● WORK TO COMPLETE:
You are to retype all of the data exactly as it appears.

● DATA EXTRACT:

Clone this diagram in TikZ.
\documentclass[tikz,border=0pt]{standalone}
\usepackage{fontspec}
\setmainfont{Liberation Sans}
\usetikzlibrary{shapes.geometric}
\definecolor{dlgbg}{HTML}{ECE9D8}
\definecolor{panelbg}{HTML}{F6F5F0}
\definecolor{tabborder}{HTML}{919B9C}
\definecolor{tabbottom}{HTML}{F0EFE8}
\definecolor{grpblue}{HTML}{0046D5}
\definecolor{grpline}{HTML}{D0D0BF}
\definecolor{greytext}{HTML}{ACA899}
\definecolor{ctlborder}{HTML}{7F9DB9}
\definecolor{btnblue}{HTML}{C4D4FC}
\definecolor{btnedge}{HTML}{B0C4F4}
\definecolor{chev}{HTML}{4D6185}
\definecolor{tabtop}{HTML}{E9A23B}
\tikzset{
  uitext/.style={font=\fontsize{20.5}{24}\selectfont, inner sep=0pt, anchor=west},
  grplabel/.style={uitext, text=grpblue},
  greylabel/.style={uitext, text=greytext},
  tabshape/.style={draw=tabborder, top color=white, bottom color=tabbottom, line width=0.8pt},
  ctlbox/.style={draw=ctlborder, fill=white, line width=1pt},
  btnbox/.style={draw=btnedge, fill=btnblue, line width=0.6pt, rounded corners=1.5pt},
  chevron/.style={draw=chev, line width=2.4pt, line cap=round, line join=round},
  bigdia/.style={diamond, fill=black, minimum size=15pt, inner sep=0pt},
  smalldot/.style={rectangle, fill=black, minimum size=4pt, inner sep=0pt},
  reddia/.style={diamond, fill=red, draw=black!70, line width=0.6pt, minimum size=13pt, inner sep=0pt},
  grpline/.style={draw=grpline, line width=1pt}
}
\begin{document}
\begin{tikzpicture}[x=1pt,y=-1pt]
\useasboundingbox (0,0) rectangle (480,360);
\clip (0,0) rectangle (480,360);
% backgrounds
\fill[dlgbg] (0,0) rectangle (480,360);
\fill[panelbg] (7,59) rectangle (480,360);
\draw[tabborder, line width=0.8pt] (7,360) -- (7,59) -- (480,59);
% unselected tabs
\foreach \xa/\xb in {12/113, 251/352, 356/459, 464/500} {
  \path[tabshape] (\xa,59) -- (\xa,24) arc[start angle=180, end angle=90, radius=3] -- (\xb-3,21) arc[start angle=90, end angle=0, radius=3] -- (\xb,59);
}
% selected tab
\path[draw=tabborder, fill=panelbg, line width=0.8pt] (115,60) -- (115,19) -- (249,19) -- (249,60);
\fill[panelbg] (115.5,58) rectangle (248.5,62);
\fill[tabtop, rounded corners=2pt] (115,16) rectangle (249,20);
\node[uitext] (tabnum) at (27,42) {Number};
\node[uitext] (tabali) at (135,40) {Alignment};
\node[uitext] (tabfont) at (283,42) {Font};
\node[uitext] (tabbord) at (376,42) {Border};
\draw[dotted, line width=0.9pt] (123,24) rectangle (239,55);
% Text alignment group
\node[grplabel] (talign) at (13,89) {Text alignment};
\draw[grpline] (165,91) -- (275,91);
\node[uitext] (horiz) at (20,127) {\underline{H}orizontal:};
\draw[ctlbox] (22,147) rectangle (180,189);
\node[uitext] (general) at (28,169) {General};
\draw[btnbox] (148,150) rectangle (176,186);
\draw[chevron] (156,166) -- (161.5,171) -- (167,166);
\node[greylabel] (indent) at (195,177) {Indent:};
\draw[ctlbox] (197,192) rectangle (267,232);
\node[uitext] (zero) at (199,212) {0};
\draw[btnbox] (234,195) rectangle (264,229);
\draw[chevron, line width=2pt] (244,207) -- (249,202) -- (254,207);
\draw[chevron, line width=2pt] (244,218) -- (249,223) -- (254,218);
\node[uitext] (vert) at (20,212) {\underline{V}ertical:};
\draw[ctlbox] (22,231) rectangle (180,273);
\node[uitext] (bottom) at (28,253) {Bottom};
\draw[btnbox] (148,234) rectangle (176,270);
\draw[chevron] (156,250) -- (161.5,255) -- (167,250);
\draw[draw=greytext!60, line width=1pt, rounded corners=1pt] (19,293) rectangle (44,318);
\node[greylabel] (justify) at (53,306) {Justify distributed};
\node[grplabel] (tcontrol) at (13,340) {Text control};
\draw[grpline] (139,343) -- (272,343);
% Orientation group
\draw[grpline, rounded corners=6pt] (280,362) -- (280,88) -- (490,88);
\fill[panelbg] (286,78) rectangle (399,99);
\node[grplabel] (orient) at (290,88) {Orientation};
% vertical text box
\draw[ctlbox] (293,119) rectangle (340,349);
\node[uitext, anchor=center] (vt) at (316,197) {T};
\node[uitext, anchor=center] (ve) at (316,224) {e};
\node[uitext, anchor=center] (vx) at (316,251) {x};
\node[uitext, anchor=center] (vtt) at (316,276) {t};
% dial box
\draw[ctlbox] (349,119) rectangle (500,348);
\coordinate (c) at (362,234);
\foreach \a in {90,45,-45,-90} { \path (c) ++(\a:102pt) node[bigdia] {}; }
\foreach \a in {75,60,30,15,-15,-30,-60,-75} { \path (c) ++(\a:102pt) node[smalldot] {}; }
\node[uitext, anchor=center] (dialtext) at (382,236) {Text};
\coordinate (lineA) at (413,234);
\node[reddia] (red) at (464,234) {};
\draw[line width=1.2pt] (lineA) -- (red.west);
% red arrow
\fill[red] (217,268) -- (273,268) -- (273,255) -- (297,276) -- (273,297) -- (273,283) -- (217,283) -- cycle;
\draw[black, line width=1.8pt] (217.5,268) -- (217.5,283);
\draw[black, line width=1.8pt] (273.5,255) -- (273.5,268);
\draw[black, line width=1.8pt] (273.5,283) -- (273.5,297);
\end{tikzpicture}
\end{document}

● SOLUTION TO THE PROBLEM:
Clone this diagram in TikZ.
\documentclass[tikz,border=0pt]{standalone}
\usepackage{fontspec}
\setmainfont{Liberation Sans}
\usetikzlibrary{shapes.geometric}
\definecolor{dlgbg}{HTML}{ECE9D8}
\definecolor{panelbg}{HTML}{F6F5F0}
\definecolor{tabborder}{HTML}{919B9C}
\definecolor{tabbottom}{HTML}{F0EFE8}
\definecolor{grpblue}{HTML}{0046D5}
\definecolor{grpline}{HTML}{D0D0BF}
\definecolor{greytext}{HTML}{ACA899}
\definecolor{ctlborder}{HTML}{7F9DB9}
\definecolor{btnblue}{HTML}{C4D4FC}
\definecolor{btnedge}{HTML}{B0C4F4}
\definecolor{chev}{HTML}{4D6185}
\definecolor{tabtop}{HTML}{E9A23B}
\tikzset{
  uitext/.style={font=\fontsize{20.5}{24}\selectfont, inner sep=0pt, anchor=west},
  grplabel/.style={uitext, text=grpblue},
  greylabel/.style={uitext, text=greytext},
  tabshape/.style={draw=tabborder, top color=white, bottom color=tabbottom, line width=0.8pt},
  ctlbox/.style={draw=ctlborder, fill=white, line width=1pt},
  btnbox/.style={draw=btnedge, fill=btnblue, line width=0.6pt, rounded corners=1.5pt},
  chevron/.style={draw=chev, line width=2.4pt, line cap=round, line join=round},
  bigdia/.style={diamond, fill=black, minimum size=15pt, inner sep=0pt},
  smalldot/.style={rectangle, fill=black, minimum size=4pt, inner sep=0pt},
  reddia/.style={diamond, fill=red, draw=black!70, line width=0.6pt, minimum size=13pt, inner sep=0pt},
  grpline/.style={draw=grpline, line width=1pt}
}
\begin{document}
\begin{tikzpicture}[x=1pt,y=-1pt]
\useasboundingbox (0,0) rectangle (480,360);
\clip (0,0) rectangle (480,360);
% backgrounds
\fill[dlgbg] (0,0) rectangle (480,360);
\fill[panelbg] (7,59) rectangle (480,360);
\draw[tabborder, line width=0.8pt] (7,360) -- (7,59) -- (480,59);
% unselected tabs
\foreach \xa/\xb in {12/113, 251/352, 356/459, 464/500} {
  \path[tabshape] (\xa,59) -- (\xa,24) arc[start angle=180, end angle=90, radius=3] -- (\xb-3,21) arc[start angle=90, end angle=0, radius=3] -- (\xb,59);
}
% selected tab
\path[draw=tabborder, fill=panelbg, line width=0.8pt] (115,60) -- (115,19) -- (249,19) -- (249,60);
\fill[panelbg] (115.5,58) rectangle (248.5,62);
\fill[tabtop, rounded corners=2pt] (115,16) rectangle (249,20);
\node[uitext] (tabnum) at (27,42) {Number};
\node[uitext] (tabali) at (135,40) {Alignment};
\node[uitext] (tabfont) at (283,42) {Font};
\node[uitext] (tabbord) at (376,42) {Border};
\draw[dotted, line width=0.9pt] (123,24) rectangle (239,55);
% Text alignment group
\node[grplabel] (talign) at (13,89) {Text alignment};
\draw[grpline] (165,91) -- (275,91);
\node[uitext] (horiz) at (20,127) {\underline{H}orizontal:};
\draw[ctlbox] (22,147) rectangle (180,189);
\node[uitext] (general) at (28,169) {General};
\draw[btnbox] (148,150) rectangle (176,186);
\draw[chevron] (156,166) -- (161.5,171) -- (167,166);
\node[greylabel] (indent) at (195,177) {Indent:};
\draw[ctlbox] (197,192) rectangle (267,232);
\node[uitext] (zero) at (199,212) {0};
\draw[btnbox] (234,195) rectangle (264,229);
\draw[chevron, line width=2pt] (244,207) -- (249,202) -- (254,207);
\draw[chevron, line width=2pt] (244,218) -- (249,223) -- (254,218);
\node[uitext] (vert) at (20,212) {\underline{V}ertical:};
\draw[ctlbox] (22,231) rectangle (180,273);
\node[uitext] (bottom) at (28,253) {Bottom};
\draw[btnbox] (148,234) rectangle (176,270);
\draw[chevron] (156,250) -- (161.5,255) -- (167,250);
\draw[draw=greytext!60, line width=1pt, rounded corners=1pt] (19,293) rectangle (44,318);
\node[greylabel] (justify) at (53,306) {Justify distributed};
\node[grplabel] (tcontrol) at (13,340) {Text control};
\draw[grpline] (139,343) -- (272,343);
% Orientation group
\draw[grpline, rounded corners=6pt] (280,362) -- (280,88) -- (490,88);
\fill[panelbg] (286,78) rectangle (399,99);
\node[grplabel] (orient) at (290,88) {Orientation};
% vertical text box
\draw[ctlbox] (293,119) rectangle (340,349);
\node[uitext, anchor=center] (vt) at (316,197) {T};
\node[uitext, anchor=center] (ve) at (316,224) {e};
\node[uitext, anchor=center] (vx) at (316,251) {x};
\node[uitext, anchor=center] (vtt) at (316,276) {t};
% dial box
\draw[ctlbox] (349,119) rectangle (500,348);
\coordinate (c) at (362,234);
\foreach \a in {90,45,-45,-90} { \path (c) ++(\a:102pt) node[bigdia] {}; }
\foreach \a in {75,60,30,15,-15,-30,-60,-75} { \path (c) ++(\a:102pt) node[smalldot] {}; }
\node[uitext, anchor=center] (dialtext) at (382,236) {Text};
\coordinate (lineA) at (413,234);
\node[reddia] (red) at (464,234) {};
\draw[line width=1.2pt] (lineA) -- (red.west);
% red arrow
\fill[red] (217,268) -- (273,268) -- (273,255) -- (297,276) -- (273,297) -- (273,283) -- (217,283) -- cycle;
\draw[black, line width=1.8pt] (217.5,268) -- (217.5,283);
\draw[black, line width=1.8pt] (273.5,255) -- (273.5,268);
\draw[black, line width=1.8pt] (273.5,283) -- (273.5,297);
\end{tikzpicture}
\end{document}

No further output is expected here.